Hans Tursak, Assistant Professor, Interior Design  

Hans Tursack is a designer from Philadelphia, Pennsylvania. He received a BFA in studio art from the Cooper Union School of Art, and an M.Arch from the Princeton University School of Architecture where he was the recipient of the Underwood Thesis Prize. He has worked in the offices of LEVENBETTS Architects, SAA/Stan Allen Architecture, and Tod Williams Billie Tsien Architects. His writing and scholarly work have appeared in Perspecta Journal, Pidgin Magazine, Plat, Crop Journal, Thresholds Journal, Log Journal and ACADIA. He was the 2018-2021 Pietro Belluschi Fellow at the MIT School of Architecture + Planning and a Visiting Assistant Professor at the Sam Fox School, Washington University in St. Louis (2022-2023). Hans is currently a Ph.D. student in Electronic Arts at the Rensselaer Polytechnic Institute’s Department of Humanities, Arts and Social Sciences. 
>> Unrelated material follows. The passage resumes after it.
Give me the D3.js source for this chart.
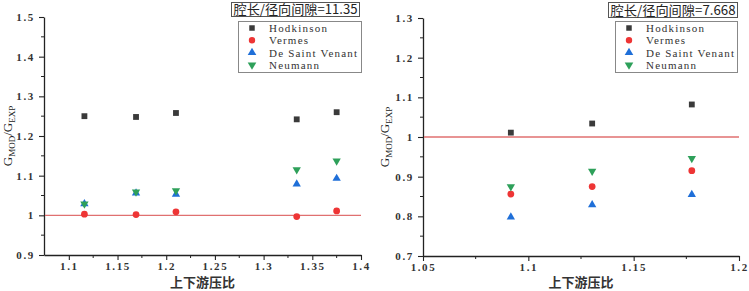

Carlos H. Blanco, 2025-2027 Emerging Scholar in Design Fellow 

Carlos H. Blanco, a Salvadorian architect, artist, and educator, is an interdisciplinary designer who explores architectural themes through his writings, paintings, and photography. He joins UT Austin with the generous support of the Graham Foundation to pursue his research and scholarly work for the project “Casas de Cartón - Rural Memories of the Dry Corridor”. He earned his M.Arch from Yale University, where he received the James Gamble Scholarship, and his Bachelor’s of Arts from the University of California, Berkeley, with a minor in city planning and urbanism in developing countries. Blanco’s research focuses on domestic architecture, geography, exhibition curation, and the cultural production of marginalized urban and rural narratives in Latin America, with an emphasis on Central America. His work reflects on his personal experiences as an immigrant navigating complex environments and seeking solace in the built world. Blanco is a professor at the Hillier College of Architecture and Design at the New Jersey Institute of Technology and previously served as a teaching fellow at Yale School of Architecture. 

Toshiki Hirano, Ruth Carter Stevenson Visiting Professor 

Toshiki Hirano is an architectural designer, researcher, and educator based in Tokyo, Japan. He is the co-director of the International Architectural Education Platform (SEKISUI HOUSE - KUMA LAB) at the University of Tokyo established by Kengo Kuma in 2020. He also leads his design studio THD (Theoretical Hole Design). 

Hirano’s research and practice are situated at the crossroads of architecture, art, technology, crafts, and philosophy, exploring the vast, uncharted 'hole' that exists within this intersection. Hirano's work has received international recognition and has been exhibited at venues and events including the London Design Biennale, the British Embassy in Tokyo, and Tokyo Midtown. 

Nanako Umemoto, O’Neil Ford Centennial Visiting Professor 

Nanako Umemoto is a principal of RUR Architecture DPC. She received her Bachelor of Architecture from Cooper Union in New York, following studies at the School of Urban Design and Landscape Architecture at the Osaka University of Art. Nanako has taught at various schools in the US, Europe and Asia, including Harvard University, the University of Pennsylvania, Columbia University, EPFL in Lausanne Switzerland, Hong Kong University, Kyoto University, and the Cooper Union, and she has lectured widely at various educational and cultural institutions throughout the United States, Europe and Asia. She is a Professor of Practice at Washington University in St. Louis.  

Reiser+Umemoto, RUR Architecture, is an internationally recognized architecture office and design atelier. Since its founding by principals Jesse Reiser and Nanako Umemoto, the firm has remained at the forefront of contemporary architectural design through its built and speculative projects, critical writings, workshops, lectures, teaching, and mentorship. Awards and honors include the Chrysler Award for Excellence in Design, the Academy Award in Architecture by the American Academy of Arts and Letters, the Presidential Citation and John Hejduk Award from the Cooper Union, and the USA Booth Fellowship from United States Artists for Architecture & Design.